Saturday, 16 February 2013

Penduline Tit Stodmarsh and a Pied Billed Grebe dilemma

Penduline Tit
Penduline Tit Stodmarsh
I set off this morning as planned all week to see the Penduline Tit at  Stodmarsh. I had vowed to get down there if it was seen on the Friday but what I didn't bank on was the Pied Billed Grebe being posted on Friday night as a possible sighting in Somerset. On arrival at Stodmarsh we quickly located the Penduline Tit (167) feeding on mace and the pager then bleeps to confirm the possible Pied Billed Grebe has been re found and confirmed. Checking the route it's just too far to allow me to get home at the promised hour so it's going to have to wait for another day. We enjoyed good views of the Penduline Tit a couple of times for several minutes and were quickly joined by a small group of birders. We tried for Treecreeper but failed so we moved on to the nearby Oare Marsh where there were lot's of waders and ducks about but nothing of much note.
Our next stop was Cliffe Pools as we made our way back up the A2 towards home. Here I located a Greenshank (168) and the place was alive with ducks and waders with Wigeon being present in the largest numbers but the volume of Little Grebes was surprising as I counted over 40. Last stop of the day was Littlebrook where a wintering Slavonian Grebe has been staying on a small pool by the power station for a few weeks now. We should have visited this site earlier but on arrival we had the pool and bird to ourselves so sometimes it pays to wait. The weather wasn't particularly kind with grey skies as I tried to catch a photograph of the bird but I think under the conditions we faced I did get a few half decent record shots.

Slavonian Grebe

Slavonian Grebe


Now will that Pied Billed Grebe stick around for me to find time to make the 3 hour journey to break my 2 hour rule and try to connect with it?  Here's hoping!

Friday, 15 February 2013

Sandy revisited.

A few pictures from my recent trip to Sandy in Bedfordshire at the RSPB head quarters.
Birds seen at the feeders in the car park include: Mealy and Lesser Redpoll, Siskin, Brambling, Chaffinch, Goldfinch, Greenfinch, Dunnock, Robin, Great Tit, Blue Tit, Coal Tit, Long Tailed Tit, Nuthatch, Great Spotted Woodpecker and Blackbird. A Green Woodpecker was heard but not seen.

Long-tailed Tit

Mealy Redpoll

Mealy Redpoll


Second time lucky

I managed a stop at Goldhanger this week and was lucky on this visit to connect with the Velvet Scoter there. (166) Also found a Black necked Grebe and a pair of Merganser.

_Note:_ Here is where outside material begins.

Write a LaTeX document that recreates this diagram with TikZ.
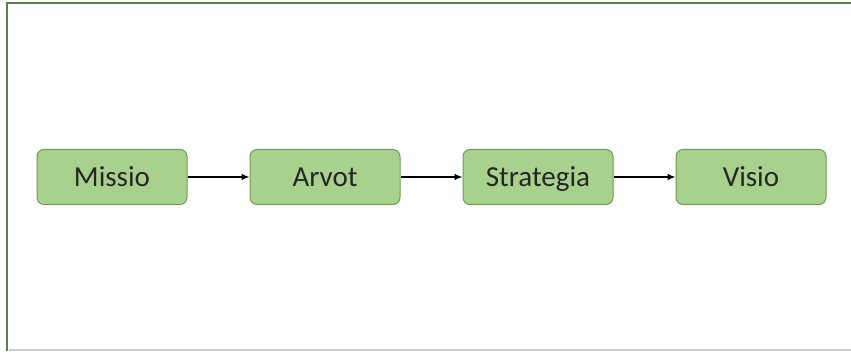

Lot's of Dunlin about too.
I parked outside the church in the village and walked down the lane to find the public footpath to the sea wall. On the way I couldn't help but take a picture of the street sign below.

It's a shocker but gave me a giggle and I think that says a lot about me.

Tuesday, 12 February 2013

Bonny Gull and Firecrest fest!

I pulled into Princes park Eastbourne as it got light and scanned the gathered gulls to find plenty of Black Headed Birds in various plumage from first winter to adult, all being dismissed by the bill shades from orange through reddish black to red.. A few Herring Gull were easily dismissed on size and a peregrine flew over as Swans begged for food along the edge of the pond.

After half an hour of searching through the gulls I finally found the smaller black billed bird and had another tick for 2013 with this little cracker...the Bonaparte's Gull.(164) I grabbed a picture as it floated around in the middle of the pond but I had to dash back to work so couldn't wait for it to come in closer.
(It did occasionally stick it's head up to reveal that slim black bill)
A sleeping Bonaparte's Gull
A quick fly back up the A21 and into London for a days work where I stopped in at Middlesex Filter Beds as it was only two minutes from my place of work today.....It's literally in the back yard so a rare half hour lunch break was in order. From the entrance I walked across the small bridge and twenty yards to the river only to find three Firecrest (165) feeding in an Elderberry bush with one coming out as I grabbed a couple of pictures which wasn't easy as they were constantly flicking about in the bushes.
Great little birds and a real pleasure to spend a few moments with them before returning to work.
Right enough blog work as I have a big presentation to put together for work tomorrow.